Let’s unpack Lin Xiao’s arc—not as a victim, not as a villain, but as a woman caught in the gears of a machine she didn’t build but is expected to oil daily. Her pajamas aren’t sloppiness; they’re armor. Light blue, cloud-patterned, soft fabric—designed to soothe, to blend, to disappear. Yet she stands out like a flame in a library. Why? Because the house is built for performance, and she’s forgotten her lines. When she steps into the living room, pausing near the wooden console table where a vintage record player sits untouched, you can see her recalibrating. Her hand brushes her collar, a nervous tic, as if checking whether the mask is still in place. The camera lingers on her reflection in the glass door behind her—a double image, fractured, uncertain. That’s the genius of *The Silent Heiress*: it never tells you how to feel. It shows you a woman adjusting her sleeve while the world watches, and leaves you to decide whether she’s preparing for battle or surrender.

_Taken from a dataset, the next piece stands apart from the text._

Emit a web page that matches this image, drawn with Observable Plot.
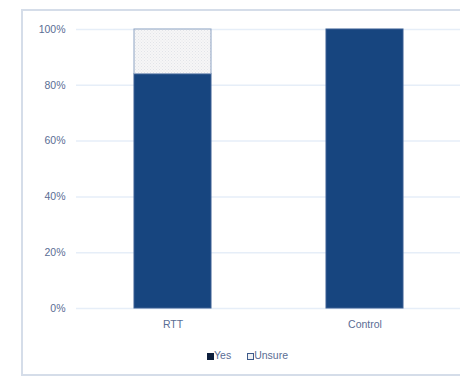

Now shift to the garden. Three staff members—let’s call them Mei, Li, and Fang, names whispered in later episodes—form a human checkpoint. Mei holds the hose, but her grip is loose, her knuckles unstrained. She’s not ready to spray. Li stands with arms folded, but her shoulders are slightly hunched, as if bracing for impact. Fang, the quietest, watches Lin Xiao with an expression that flickers between pity and envy. These women aren’t interchangeable extras. They have histories, debts, favors owed. In one blink, Fang’s eyes narrow—not at Lin Xiao, but at Madame Chen’s approaching wheelchair. That glance says more than ten pages of script: *She knows.* Knows what? That Lin Xiao found something in that bin? That the ‘accident’ last month wasn’t accidental? That the heirloom brooch missing from the safe was last seen near the laundry chute? *The Silent Heiress* excels at implication. It trusts its audience to connect dots that aren’t even drawn yet.

Madame Chen’s entrance is choreographed like a royal procession. The wheelchair glides silently, its motor muted, as if even technology has been trained to respect her authority. She wears pearls, yes, but also a faint scar along her left temple—visible only when the light hits just right. A detail. A clue. A wound that never healed. Her son, Wei Jian, pushes the chair with practiced ease, his posture rigid, his gaze fixed ahead, avoiding eye contact with anyone—including Lin Xiao. He’s not indifferent; he’s terrified. Of her? Of his mother? Of the truth he’s buried deeper than the garden stones? When he leans down to adjust the armrest, his fingers tremble for half a second. A flaw in the facade. *The Silent Heiress* doesn’t need dramatic music to signal danger; it uses the tremor in a man’s hand, the way a woman’s breath hitches before she speaks, the unnatural stillness of a bird statue perched on the roofline.

And then—the shoe. Lin Xiao, back by the bin, holding a white sneaker, wiping its sole with a tissue. Not because it’s dirty. Because it’s *evidence*. The tread pattern matches the mud near the east gate. The lace is frayed on the left side—consistent with a struggle. She’s not cleaning it. She’s preserving it. Studying it. The camera circles her slowly, capturing the way her pupils dilate, the way her throat moves as she swallows hard. This isn’t curiosity. It’s confirmation. She’s piecing together a puzzle no one wants solved. Meanwhile, in the background, Mei lowers the hose. Li uncrosses her arms. Fang takes a half-step forward—then stops herself. They’re all holding their breath. The tension isn’t in the shouting; it’s in the silence *before* the shouting begins. That’s the brilliance of *The Silent Heiress*: it understands that power doesn’t roar. It whispers. It waits. It lets you think you’re in control—until the waterfall reverses, and you realize the current was pulling you backward the whole time.